Re: activestate"s Tcl.pm question
am 01.04.2008 13:54:14 von Janwillem Borleffs
~greg schreef:
> this ...
> use Tcl;
> my $Interpreter = new Tcl;
> $Interpreter->Eval('puts "Hello world"');
> $Interpreter->Eval('puts $auto_path');
>
> puts this ...
>
> Hello world
> can't read "auto_path": no such variable at ...\test.pl line 4.
>
I have never used this module, but it seems that the problem is related
to the use of single quotes; try instead:
$Interpreter->Eval("puts $auto_path");
JW
Re: activestate"s Tcl.pm question
am 04.04.2008 06:33:13 von g_m
"Janwillem Borleffs" wrote in message news:47f22266$0$3012$dbd4d001@dr5.euro.net...
> ~greg schreef:
>> this ...
>> use Tcl;
>> my $Interpreter = new Tcl;
>> $Interpreter->Eval('puts "Hello world"');
>> $Interpreter->Eval('puts $auto_path');
>>
>> puts this ...
>>
>> Hello world
>> can't read "auto_path": no such variable at ...\test.pl line 4.
>>
>
> I have never used this module, but it seems that the problem is related
> to the use of single quotes; try instead:
>
> $Interpreter->Eval("puts $auto_path");
No.
But thank you anyway.
~~
It's tcl syntax in that Eval(), not perl syntax.
If you think about it, perl wouldn't call that kind of error.
If you
print 'puts $auto_path';
in perl, you'd simply get
$auto_path.
because Perl doesn't interpolate variables in single quotes.
Like perl, tcl also uses '$' for variables
(but only to get the value (R-side), and not for setting it (L-side)).
This, for example, works fine: ...
use Tcl;
my $Interpreter = new Tcl;
$Interpreter->Eval('set x "Hello world"');
$Interpreter->Eval('puts $x');
It prints
Hello world
~~
Actually what I wanted was to get Tkx.pm to use Activestate's Tcl/Tk
installation instead of the tkkit.dll that they ship with Tkx.pm
(If you follow me.

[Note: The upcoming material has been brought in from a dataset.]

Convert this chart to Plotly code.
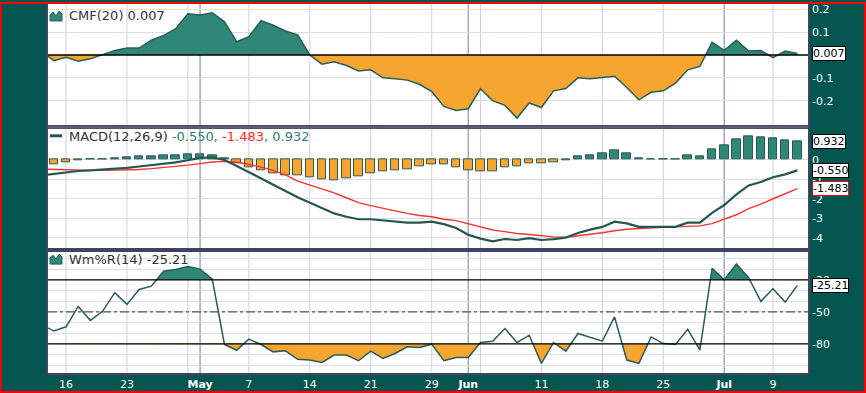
import numpy as np
import pandas as pd
import plotly.graph_objects as go
from plotly.subplots import make_subplots

# ---------------- data ----------------
holidays = ["2012-05-28", "2012-07-04"]
dates = pd.bdate_range("2012-04-12", "2012-07-11")
dates = dates[~dates.isin(pd.to_datetime(holidays))]

cmf = [0.015, -0.025, -0.01, -0.027, -0.017, 0.002, 0.02, 0.03, 0.03, 0.065,
       0.085, 0.115, 0.18, 0.175, 0.185, 0.145, 0.058, 0.08, 0.15, 0.13,
       0.105, 0.088, 0.0, -0.04, -0.03, -0.046, -0.07, -0.065, -0.1, -0.104,
       -0.11, -0.128, -0.16, -0.225, -0.243, -0.235, -0.148, -0.2, -0.22, -0.276,
       -0.21, -0.23, -0.157, -0.147, -0.1, -0.104, -0.1, -0.093, -0.142, -0.196,
       -0.163, -0.157, -0.123, -0.065, -0.05, 0.055, 0.02, 0.065, 0.017, 0.02,
       -0.012, 0.017, 0.007]

macd = [-0.8, -0.72, -0.67, -0.58, -0.55, -0.51, -0.47, -0.42, -0.35, -0.28,
        -0.21, -0.14, -0.03, 0.09, 0.12, -0.02, -0.32, -0.65, -0.95, -1.27,
        -1.6, -1.92, -2.2, -2.5, -2.75, -2.92, -3.05, -3.05, -3.11, -3.18,
        -3.22, -3.22, -3.17, -3.3, -3.5, -3.84, -4.04, -4.18, -4.06, -4.11,
        -4.01, -4.11, -4.07, -3.99, -3.75, -3.58, -3.44, -3.17, -3.26, -3.44,
        -3.44, -3.44, -3.44, -3.22, -3.22, -2.72, -2.32, -1.78, -1.32, -1.14,
        -0.9, -0.75, -0.5504]

signal = [-0.48, -0.5, -0.52, -0.55, -0.55, -0.55, -0.54, -0.52, -0.5, -0.46,
          -0.41, -0.36, -0.28, -0.2, -0.12, -0.09, -0.12, -0.25, -0.38, -0.55,
          -0.78, -1.1, -1.3, -1.5, -1.7, -1.95, -2.2, -2.35, -2.5, -2.62,
          -2.75, -2.86, -2.92, -3.05, -3.12, -3.28, -3.42, -3.6, -3.68, -3.78,
          -3.83, -3.9, -3.95, -3.97, -3.9, -3.82, -3.74, -3.64, -3.56, -3.52,
          -3.48, -3.46, -3.44, -3.42, -3.39, -3.27, -3.05, -2.82, -2.5, -2.28,
          -2.0, -1.73, -1.4826]

willr = [-62, -68, -64, -45, -58, -49.5, -32, -43, -29, -26,
         -12, -10.4, -7.6, -10, -19.5, -80.6, -86, -75.6, -80.6, -87.5,
         -86.5, -94.5, -95.2, -97.4, -90.5, -90.5, -95.8, -86.8, -93.6, -89,
         -82.8, -83.4, -80.3, -95.8, -92.7, -92.7, -78.7, -77.5, -65.7, -78.7,
         -71.9, -98.3, -78.7, -86.8, -70.3, -74, -77.5, -54.8, -95.2, -98.3,
         -73.5, -79.7, -80.6, -66.3, -85.9, -9.2, -20, -5.1, -18, -40.2,
         -28.4, -40.9, -25.21]

tick_dates = ["2012-04-16", "2012-04-23", "2012-05-01", "2012-05-07", "2012-05-14",
              "2012-05-21", "2012-05-29", "2012-06-01", "2012-06-11", "2012-06-18",
              "2012-06-25", "2012-07-02", "2012-07-09"]
tick_text = ["16", "23", "<b>May</b>", "7", "14", "21", "29", "<b>Jun</b>",
             "11", "18", "25", "<b>Jul</b>", "9"]

# ---------------- helpers ----------------
x = np.arange(len(dates), dtype=float)
pos_of = {d.strftime("%Y-%m-%d"): i for i, d in enumerate(dates)}
tickvals = [pos_of[d] for d in tick_dates]

week_starts = [i for i in range(1, len(dates)) if dates[i].weekday() < dates[i - 1].weekday()]
month_starts = [i for i in range(1, len(dates)) if dates[i].month != dates[i - 1].month]


def split_at(xv, yv, thr):
    xs, ys = [xv[0]], [yv[0]]
    for i in range(1, len(xv)):
        y0, y1 = yv[i - 1], yv[i]
        if (y0 - thr) * (y1 - thr) < 0:
            t = (thr - y0) / (y1 - y0)
            xs.append(xv[i - 1] + t * (xv[i] - xv[i - 1]))
            ys.append(thr)
        xs.append(xv[i])
        ys.append(yv[i])
    return np.array(xs), np.array(ys)


GREEN = "#2f8877"
ORANGE = "#f6a531"
LINE = "#2a5d55"
TEAL_BG = "#03554f"
FONT = "DejaVu Sans"

fig = make_subplots(rows=3, cols=1, shared_xaxes=True, vertical_spacing=0)

# ---- CMF ----
cx, cy = split_at(x, np.array(cmf), 0.0)
fig.add_trace(go.Scatter(x=cx, y=np.maximum(cy, 0), fill="tozeroy", fillcolor=GREEN,
                         line=dict(width=0), mode="lines", hoverinfo="skip"), row=1, col=1)
fig.add_trace(go.Scatter(x=cx, y=np.minimum(cy, 0), fill="tozeroy", fillcolor=ORANGE,
                         line=dict(width=0), mode="lines", hoverinfo="skip"), row=1, col=1)
fig.add_trace(go.Scatter(x=x, y=cmf, mode="lines", line=dict(color=LINE, width=1.5)), row=1, col=1)

# ---- MACD ----
hist = np.array(macd) - np.array(signal)
bar_colors = [GREEN if h >= 0 else ORANGE for h in hist]
fig.add_trace(go.Bar(x=x, y=hist, width=0.7, marker=dict(color=bar_colors,
                     line=dict(color="#2b5a50", width=1))), row=2, col=1)
fig.add_trace(go.Scatter(x=x, y=signal, mode="lines", line=dict(color="#ff3030", width=1.4)), row=2, col=1)
fig.add_trace(go.Scatter(x=x, y=macd, mode="lines", line=dict(color="#25574f", width=2.2)), row=2, col=1)

# ---- Williams %R ----
wx, wy = split_at(x, np.array(willr, dtype=float), -20.0)
wx, wy = split_at(wx, wy, -80.0)
fig.add_trace(go.Scatter(x=wx, y=np.full_like(wy, -20.0), mode="lines", line=dict(width=0),
                         hoverinfo="skip"), row=3, col=1)
fig.add_trace(go.Scatter(x=wx, y=np.maximum(wy, -20.0), mode="lines", line=dict(width=0),
                         fill="tonexty", fillcolor=GREEN, hoverinfo="skip"), row=3, col=1)
fig.add_trace(go.Scatter(x=wx, y=np.full_like(wy, -80.0), mode="lines", line=dict(width=0),
                         hoverinfo="skip"), row=3, col=1)
fig.add_trace(go.Scatter(x=wx, y=np.minimum(wy, -80.0), mode="lines", line=dict(width=0),
                         fill="tonexty", fillcolor=ORANGE, hoverinfo="skip"), row=3, col=1)
fig.add_trace(go.Scatter(x=x, y=willr, mode="lines", line=dict(color=LINE, width=1.5)), row=3, col=1)

# ---------------- layout ----------------
L, R, T, B = 48, 58, 2, 20
W, H = 866, 393
pw, ph = W - L - R, H - T - B
d1 = (373 - 126) / ph
d2 = (373 - 249) / ph

xr = [2 - 1.477, 2 + 60.87]
for i in (1, 2, 3):
    fig.update_xaxes(range=xr, showgrid=False, zeroline=False, showline=True, mirror=True,
                     linecolor="#3e4462", linewidth=1.5, ticks="", row=i, col=1,
                     showticklabels=(i == 3))
fig.update_xaxes(tickmode="array", tickvals=tickvals, ticktext=tick_text,
                 tickfont=dict(color="white", size=11, family=FONT), row=3, col=1)

yaxis_common = dict(side="right", showgrid=True, gridcolor="#dcdfe8", gridwidth=1, zeroline=False,
                    showline=True, mirror=True, linecolor="#3e4462", linewidth=1.5, ticks="",
                    tickfont=dict(color="white", size=11, family=FONT), tickmode="array")
fig.update_layout(
    yaxis=dict(domain=[d1, 1], range=[-0.3165, 0.223], tickvals=[0.2, 0.1, -0.1, -0.2],
               ticktext=["0.2", "0.1", "-0.1", "-0.2"], **yaxis_common),
    yaxis2=dict(domain=[d2, d1], range=[-4.605, 1.654], tickvals=[0, -1, -2, -3, -4],
                ticktext=["0", "-1", "-2", "-3", "-4"], **yaxis_common),
    yaxis3=dict(domain=[0, d2], range=[-107.3, 8.23],
                tickvals=[0, -10, -20, -30, -40, -50, -60, -70, -80, -90, -100],
                ticktext=["", "", "-20", "", "", "-50", "", "", "-80", "", ""], **yaxis_common),
)

shapes = []
# vertical gridlines
for i in week_starts:
    if i not in month_starts:
        shapes.append(dict(type="line", xref="x", yref="paper", x0=i, x1=i, y0=0, y1=1,
                           layer="below", line=dict(color="#cdd0de", width=1)))
for i in month_starts:
    shapes.append(dict(type="line", xref="x", yref="paper", x0=i, x1=i, y0=0, y1=1,
                       layer="below", line=dict(color="#a3a6bd", width=1.5)))
# reference lines
shapes.append(dict(type="line", xref="x domain", yref="y", x0=0, x1=1, y0=0, y1=0,
                   line=dict(color="black", width=1.5)))
for lvl in (-20, -80):
    shapes.append(dict(type="line", xref="x3 domain", yref="y3", x0=0, x1=1, y0=lvl, y1=lvl,
                       line=dict(color="black", width=1.2)))
shapes.append(dict(type="line", xref="x3 domain", yref="y3", x0=0, x1=1, y0=-50, y1=-50,
                   line=dict(color="#555555", width=1.3, dash="dashdot")))
# panel separators
shapes.append(dict(type="line", xref="paper", yref="paper", x0=0, x1=1, y0=d1, y1=d1,
                   line=dict(color="#585d72", width=3)))
shapes.append(dict(type="line", xref="paper", yref="paper", x0=0, x1=1, y0=d2, y1=d2,
                   line=dict(color="#3e4462", width=2)))
# legend icons (pixel-sized)
for yy in (1 - 12 / ph, d2 - (258.5 - 249) / ph):
    shapes.append(dict(type="path", xref="paper", yref="paper", xsizemode="pixel",
                       ysizemode="pixel", xanchor=(50 - L) / pw, yanchor=yy,
                       path="M0,-5 L0,1 L3,4 L6,0 L9,5 L12,2 L12,-5 Z",
                       fillcolor=GREEN, line=dict(color=LINE, width=1)))
shapes.append(dict(type="line", xref="paper", yref="paper", x0=(50 - L) / pw, x1=(62 - L) / pw,
                   y0=d1 - (134.5 - 126) / ph, y1=d1 - (134.5 - 126) / ph,
                   line=dict(color="#25574f", width=3)))
# red outer border
shapes.append(dict(type="rect", xref="paper", yref="paper", x0=-L / pw + 0.001, x1=1 + (R - 1) / pw,
                   y0=-(B - 1) / ph, y1=1 + (T - 1) / ph, line=dict(color="#ff0000", width=2)))

annotations = []
tx = (67 - L) / pw
annotations.append(dict(xref="paper", yref="paper", x=tx, y=1 - 12 / ph, xanchor="left",
                        yanchor="middle", showarrow=False, text="CMF(20) 0.007",
                        font=dict(color="#333333", size=13, family=FONT)))
annotations.append(dict(xref="paper", yref="paper", x=tx, y=d1 - (135 - 126) / ph, xanchor="left",
                        yanchor="middle", showarrow=False,
                        text="MACD(12,26,9) <span style='color:#2e7f70'>-0.550</span>"
                             "<span style='color:#ff2a2a'>, -1.483</span>"
                             "<span style='color:#2e7f70'>, 0.932</span>",
                        font=dict(color="#333333", size=13, family=FONT)))
annotations.append(dict(xref="paper", yref="paper", x=tx, y=d2 - (258.5 - 249) / ph, xanchor="left",
                        yanchor="middle", showarrow=False, text="Wm%R(14) -25.21",
                        font=dict(color="#333333", size=13, family=FONT)))

# value boxes on the right
boxes = [("y", cmf[-1], f"{cmf[-1]:.3f}", "black"),
         ("y2", hist[-1], f"{hist[-1]:.3f}", "black"),
         ("y2", macd[-1], f"{macd[-1]:.3f}", "black"),
         ("y2", signal[-1], f"{signal[-1]:.3f}", "#ff0000"),
         ("y3", willr[-1], f"{willr[-1]:.2f}", "black")]
for yref, val, txt, bc in boxes:
    annotations.append(dict(xref="paper", yref=yref, x=1, y=val, xanchor="left", yanchor="middle",
                            xshift=4, showarrow=False, text=txt, bgcolor="white", bordercolor=bc,
                            borderwidth=1, borderpad=0,
                            font=dict(color="black", size=11, family=FONT)))

fig.update_layout(
    width=W, height=H, margin=dict(l=L, r=R, t=T, b=B),
    paper_bgcolor=TEAL_BG, plot_bgcolor="white", showlegend=False, bargap=0,
    shapes=shapes, annotations=annotations, font=dict(family=FONT),
)

fig.write_html("out.html", config={"displayModeBar": False},
               post_script="document.body.style.margin='0';document.body.style.overflow='hidden';")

But don't worry if you don't. This is not a very popular subject.)
I only mentioned Tcl.pm because I knew that Tkx.pm uses Tcl.pm,
so I thought it'd be easiest (or necessary) to get Tcl.pm to use Tcl/Tk first.
And I did finally get Tkx to use Tcl/Tk,
(in the sense that
use Tkx;
print join "\n", (Tkx::SplitList(Tkx::set('auto_path')));
now prints out
C:/Tcl/lib/tcl8.5
.... etc )
However, trying it again, I still can't get
use Tcl;
my $Interpreter = new Tcl;
$Interpreter->Eval('puts $auto_path');
to print anything but:
can't read "auto_path": no such variable at ...
Which means I don't really understand how these things
(Tkx.pm, Tcl.pm, Tcl/Tk, tkkit.dll) are actually hooked up.